Show every line where "that" occurs.

◆ **Extracted data**:
START

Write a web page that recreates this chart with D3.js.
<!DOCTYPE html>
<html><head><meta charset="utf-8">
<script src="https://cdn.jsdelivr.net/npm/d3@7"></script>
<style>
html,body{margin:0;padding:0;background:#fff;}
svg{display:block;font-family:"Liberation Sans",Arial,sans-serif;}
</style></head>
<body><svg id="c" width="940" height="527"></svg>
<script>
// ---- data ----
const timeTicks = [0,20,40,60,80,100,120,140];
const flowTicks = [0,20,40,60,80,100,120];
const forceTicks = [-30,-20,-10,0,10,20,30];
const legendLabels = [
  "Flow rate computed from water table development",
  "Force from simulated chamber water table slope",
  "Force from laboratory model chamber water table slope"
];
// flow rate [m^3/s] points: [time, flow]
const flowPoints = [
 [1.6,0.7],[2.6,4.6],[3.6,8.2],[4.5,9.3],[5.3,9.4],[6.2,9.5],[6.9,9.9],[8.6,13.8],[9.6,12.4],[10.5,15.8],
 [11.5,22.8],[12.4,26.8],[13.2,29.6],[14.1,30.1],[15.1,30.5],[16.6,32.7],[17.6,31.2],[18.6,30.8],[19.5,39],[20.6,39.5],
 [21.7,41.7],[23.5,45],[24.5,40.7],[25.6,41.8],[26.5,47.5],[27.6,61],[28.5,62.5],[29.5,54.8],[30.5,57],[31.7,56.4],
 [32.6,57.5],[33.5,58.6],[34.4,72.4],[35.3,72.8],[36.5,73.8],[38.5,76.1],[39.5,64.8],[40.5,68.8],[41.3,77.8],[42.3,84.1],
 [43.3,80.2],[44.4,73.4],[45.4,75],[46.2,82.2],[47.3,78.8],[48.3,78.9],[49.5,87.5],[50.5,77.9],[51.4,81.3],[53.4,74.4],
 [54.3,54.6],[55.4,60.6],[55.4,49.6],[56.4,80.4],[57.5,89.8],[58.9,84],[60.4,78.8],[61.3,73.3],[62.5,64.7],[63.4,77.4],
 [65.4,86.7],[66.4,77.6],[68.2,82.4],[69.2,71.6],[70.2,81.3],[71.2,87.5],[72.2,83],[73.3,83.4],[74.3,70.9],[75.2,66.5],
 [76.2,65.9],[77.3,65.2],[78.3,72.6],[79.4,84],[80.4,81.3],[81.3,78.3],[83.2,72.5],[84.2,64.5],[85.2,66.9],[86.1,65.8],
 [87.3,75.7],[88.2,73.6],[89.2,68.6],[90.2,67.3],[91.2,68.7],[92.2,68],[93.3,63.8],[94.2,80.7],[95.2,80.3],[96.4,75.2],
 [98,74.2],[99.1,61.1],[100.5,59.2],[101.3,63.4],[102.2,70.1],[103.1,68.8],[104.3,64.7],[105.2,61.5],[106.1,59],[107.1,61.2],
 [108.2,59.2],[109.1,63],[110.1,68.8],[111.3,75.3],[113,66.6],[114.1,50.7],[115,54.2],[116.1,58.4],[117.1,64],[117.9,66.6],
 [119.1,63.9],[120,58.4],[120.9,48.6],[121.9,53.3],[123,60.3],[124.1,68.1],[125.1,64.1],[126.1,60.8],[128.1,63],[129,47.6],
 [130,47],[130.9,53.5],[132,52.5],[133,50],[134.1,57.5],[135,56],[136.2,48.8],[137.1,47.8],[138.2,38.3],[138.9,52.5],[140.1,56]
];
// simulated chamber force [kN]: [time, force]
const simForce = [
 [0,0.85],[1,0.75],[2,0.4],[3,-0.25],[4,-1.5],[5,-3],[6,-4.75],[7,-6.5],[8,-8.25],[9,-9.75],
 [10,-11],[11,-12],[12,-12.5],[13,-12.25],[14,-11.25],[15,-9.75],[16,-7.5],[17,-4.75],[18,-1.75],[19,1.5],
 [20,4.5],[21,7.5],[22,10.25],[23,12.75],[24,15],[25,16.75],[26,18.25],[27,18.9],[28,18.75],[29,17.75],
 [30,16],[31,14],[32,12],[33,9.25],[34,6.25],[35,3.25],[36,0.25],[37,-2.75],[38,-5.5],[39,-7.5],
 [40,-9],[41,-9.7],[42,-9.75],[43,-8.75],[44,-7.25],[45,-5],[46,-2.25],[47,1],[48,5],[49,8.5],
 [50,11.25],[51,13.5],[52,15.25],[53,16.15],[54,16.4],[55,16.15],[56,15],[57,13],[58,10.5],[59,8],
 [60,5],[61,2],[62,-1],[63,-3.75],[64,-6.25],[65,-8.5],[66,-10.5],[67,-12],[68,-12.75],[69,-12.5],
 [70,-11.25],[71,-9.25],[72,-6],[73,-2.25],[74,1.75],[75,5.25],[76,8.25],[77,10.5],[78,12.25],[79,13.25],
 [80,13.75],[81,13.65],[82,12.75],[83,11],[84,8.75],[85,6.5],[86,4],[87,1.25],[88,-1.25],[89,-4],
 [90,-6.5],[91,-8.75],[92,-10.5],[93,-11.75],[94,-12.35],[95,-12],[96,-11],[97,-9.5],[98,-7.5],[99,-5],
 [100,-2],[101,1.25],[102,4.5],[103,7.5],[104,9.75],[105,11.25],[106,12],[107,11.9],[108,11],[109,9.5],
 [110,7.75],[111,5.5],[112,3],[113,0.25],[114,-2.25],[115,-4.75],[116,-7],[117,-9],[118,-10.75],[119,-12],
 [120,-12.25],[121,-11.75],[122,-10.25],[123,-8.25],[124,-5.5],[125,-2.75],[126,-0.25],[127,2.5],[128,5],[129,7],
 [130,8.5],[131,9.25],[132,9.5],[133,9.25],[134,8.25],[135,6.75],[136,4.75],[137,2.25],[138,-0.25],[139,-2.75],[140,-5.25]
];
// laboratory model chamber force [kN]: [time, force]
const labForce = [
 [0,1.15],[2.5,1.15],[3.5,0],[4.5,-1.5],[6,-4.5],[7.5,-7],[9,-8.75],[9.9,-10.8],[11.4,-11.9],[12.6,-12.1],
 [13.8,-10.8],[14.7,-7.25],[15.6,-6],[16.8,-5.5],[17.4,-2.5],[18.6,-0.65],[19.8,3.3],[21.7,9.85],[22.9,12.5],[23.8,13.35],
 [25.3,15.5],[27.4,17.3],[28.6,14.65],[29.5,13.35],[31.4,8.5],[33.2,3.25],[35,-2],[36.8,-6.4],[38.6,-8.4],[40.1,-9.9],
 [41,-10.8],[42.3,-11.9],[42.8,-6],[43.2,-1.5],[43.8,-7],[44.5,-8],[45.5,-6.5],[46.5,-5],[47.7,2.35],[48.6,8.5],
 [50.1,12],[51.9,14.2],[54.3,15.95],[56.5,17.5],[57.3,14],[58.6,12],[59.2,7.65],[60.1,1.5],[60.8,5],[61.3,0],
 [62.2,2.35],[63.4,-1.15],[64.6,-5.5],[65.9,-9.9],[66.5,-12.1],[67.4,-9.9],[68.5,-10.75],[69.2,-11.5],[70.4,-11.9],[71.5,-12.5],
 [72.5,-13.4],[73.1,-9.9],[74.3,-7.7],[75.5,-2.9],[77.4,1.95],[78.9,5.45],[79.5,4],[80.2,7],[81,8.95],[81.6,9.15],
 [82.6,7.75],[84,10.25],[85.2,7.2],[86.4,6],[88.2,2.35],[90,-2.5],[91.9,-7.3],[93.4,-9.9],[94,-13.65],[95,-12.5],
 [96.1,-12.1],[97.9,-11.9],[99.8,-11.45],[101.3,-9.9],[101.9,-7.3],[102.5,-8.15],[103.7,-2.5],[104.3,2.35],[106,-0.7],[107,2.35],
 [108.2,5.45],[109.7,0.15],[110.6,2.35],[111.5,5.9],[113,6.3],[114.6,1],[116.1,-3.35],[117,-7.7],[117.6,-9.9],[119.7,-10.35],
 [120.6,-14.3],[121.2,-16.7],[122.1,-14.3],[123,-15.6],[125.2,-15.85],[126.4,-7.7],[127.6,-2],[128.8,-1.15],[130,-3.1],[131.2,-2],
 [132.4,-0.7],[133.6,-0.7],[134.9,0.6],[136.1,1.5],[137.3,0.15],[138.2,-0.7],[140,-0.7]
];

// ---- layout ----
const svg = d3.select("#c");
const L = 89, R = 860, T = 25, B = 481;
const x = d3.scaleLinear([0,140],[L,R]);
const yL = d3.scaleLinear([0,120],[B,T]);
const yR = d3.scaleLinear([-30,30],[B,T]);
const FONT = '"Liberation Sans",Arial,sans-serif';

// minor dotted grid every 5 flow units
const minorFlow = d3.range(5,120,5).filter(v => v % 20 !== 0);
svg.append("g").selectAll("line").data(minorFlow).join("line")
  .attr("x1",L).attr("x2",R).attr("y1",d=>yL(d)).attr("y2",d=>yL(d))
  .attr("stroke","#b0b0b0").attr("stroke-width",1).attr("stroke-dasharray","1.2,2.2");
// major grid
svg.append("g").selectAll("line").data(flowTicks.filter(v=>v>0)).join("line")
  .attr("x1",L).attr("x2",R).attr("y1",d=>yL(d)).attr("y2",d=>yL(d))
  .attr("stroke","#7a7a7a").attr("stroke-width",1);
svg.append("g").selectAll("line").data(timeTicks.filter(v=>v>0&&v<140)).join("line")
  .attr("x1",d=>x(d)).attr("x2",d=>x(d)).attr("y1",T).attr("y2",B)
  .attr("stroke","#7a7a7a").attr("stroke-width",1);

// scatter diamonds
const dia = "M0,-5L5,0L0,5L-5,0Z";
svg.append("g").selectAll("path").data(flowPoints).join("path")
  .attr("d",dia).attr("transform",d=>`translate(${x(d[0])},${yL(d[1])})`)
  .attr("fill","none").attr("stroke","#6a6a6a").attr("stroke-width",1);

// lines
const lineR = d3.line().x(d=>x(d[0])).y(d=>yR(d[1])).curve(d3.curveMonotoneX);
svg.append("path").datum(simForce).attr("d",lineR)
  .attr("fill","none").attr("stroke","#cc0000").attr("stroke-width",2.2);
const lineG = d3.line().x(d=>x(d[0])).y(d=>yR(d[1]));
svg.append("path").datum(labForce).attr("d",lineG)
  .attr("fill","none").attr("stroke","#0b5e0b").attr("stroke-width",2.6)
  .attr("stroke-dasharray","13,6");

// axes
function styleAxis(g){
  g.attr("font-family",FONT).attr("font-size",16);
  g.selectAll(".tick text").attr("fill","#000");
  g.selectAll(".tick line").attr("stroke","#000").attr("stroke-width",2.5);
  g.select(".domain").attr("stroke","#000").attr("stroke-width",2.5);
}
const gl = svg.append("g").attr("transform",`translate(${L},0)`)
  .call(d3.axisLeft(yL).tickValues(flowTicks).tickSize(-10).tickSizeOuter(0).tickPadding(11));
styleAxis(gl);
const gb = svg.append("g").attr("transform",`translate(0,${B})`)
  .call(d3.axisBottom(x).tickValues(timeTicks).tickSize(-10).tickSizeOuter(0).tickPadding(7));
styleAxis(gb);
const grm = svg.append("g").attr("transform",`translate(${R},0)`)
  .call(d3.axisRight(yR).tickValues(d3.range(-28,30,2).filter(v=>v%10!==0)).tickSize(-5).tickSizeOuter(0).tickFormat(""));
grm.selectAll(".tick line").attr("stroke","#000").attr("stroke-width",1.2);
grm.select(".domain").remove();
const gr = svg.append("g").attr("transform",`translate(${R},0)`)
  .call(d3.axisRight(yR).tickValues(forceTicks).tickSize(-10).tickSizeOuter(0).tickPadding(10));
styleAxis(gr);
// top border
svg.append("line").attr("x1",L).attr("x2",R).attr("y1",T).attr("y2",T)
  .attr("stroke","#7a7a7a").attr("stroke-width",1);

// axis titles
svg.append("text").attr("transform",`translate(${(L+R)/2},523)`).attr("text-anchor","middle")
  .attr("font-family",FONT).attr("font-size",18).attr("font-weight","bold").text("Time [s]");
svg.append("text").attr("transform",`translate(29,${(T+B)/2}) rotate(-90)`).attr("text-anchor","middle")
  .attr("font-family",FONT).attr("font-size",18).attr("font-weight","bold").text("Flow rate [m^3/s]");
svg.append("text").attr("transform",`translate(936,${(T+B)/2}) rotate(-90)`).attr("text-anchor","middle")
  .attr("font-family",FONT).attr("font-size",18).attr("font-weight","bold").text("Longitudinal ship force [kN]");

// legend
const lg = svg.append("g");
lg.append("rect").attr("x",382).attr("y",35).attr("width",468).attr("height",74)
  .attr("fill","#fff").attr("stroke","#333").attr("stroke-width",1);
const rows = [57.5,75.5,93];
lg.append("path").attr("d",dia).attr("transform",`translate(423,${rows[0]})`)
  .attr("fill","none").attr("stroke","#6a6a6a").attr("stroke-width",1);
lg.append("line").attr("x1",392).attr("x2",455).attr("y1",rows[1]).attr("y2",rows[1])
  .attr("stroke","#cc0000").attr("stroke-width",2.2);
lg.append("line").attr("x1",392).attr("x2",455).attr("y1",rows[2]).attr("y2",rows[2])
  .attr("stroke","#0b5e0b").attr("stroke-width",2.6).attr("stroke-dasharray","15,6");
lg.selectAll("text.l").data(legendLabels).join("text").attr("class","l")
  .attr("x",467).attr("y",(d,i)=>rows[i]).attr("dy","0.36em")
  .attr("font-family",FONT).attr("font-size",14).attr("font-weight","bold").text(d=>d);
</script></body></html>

END
START

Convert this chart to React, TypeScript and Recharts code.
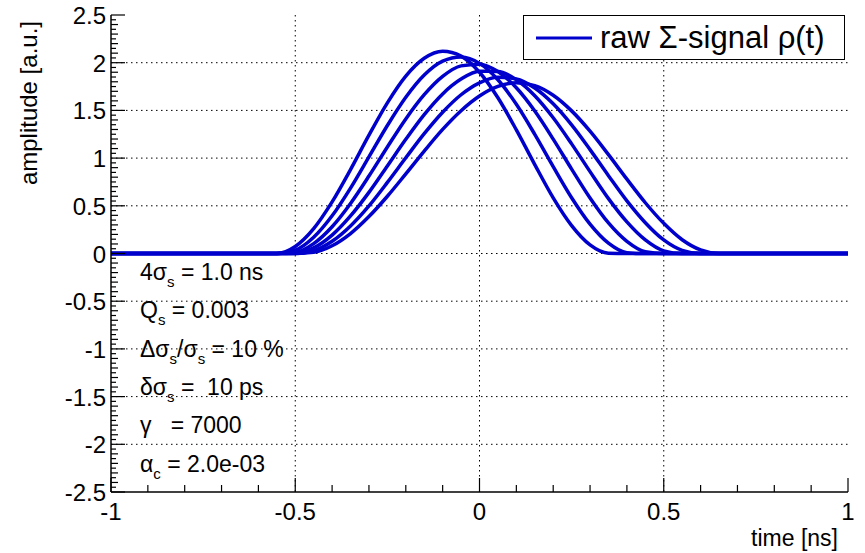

END
START

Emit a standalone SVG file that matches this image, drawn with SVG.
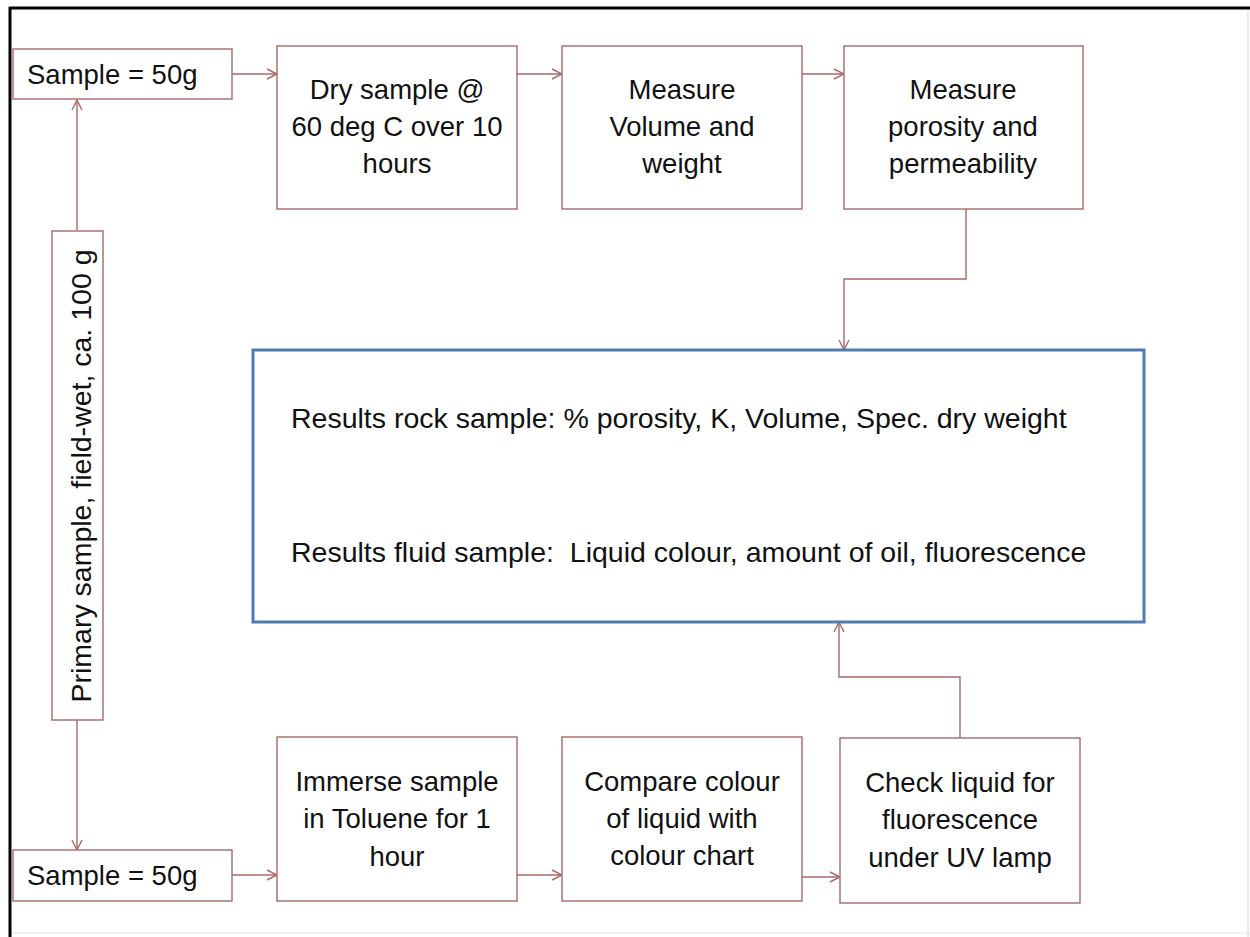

END

◆ **The solution**:
Write a web page that recreates this chart with D3.js.
Emit a standalone SVG file that matches this image, drawn with SVG.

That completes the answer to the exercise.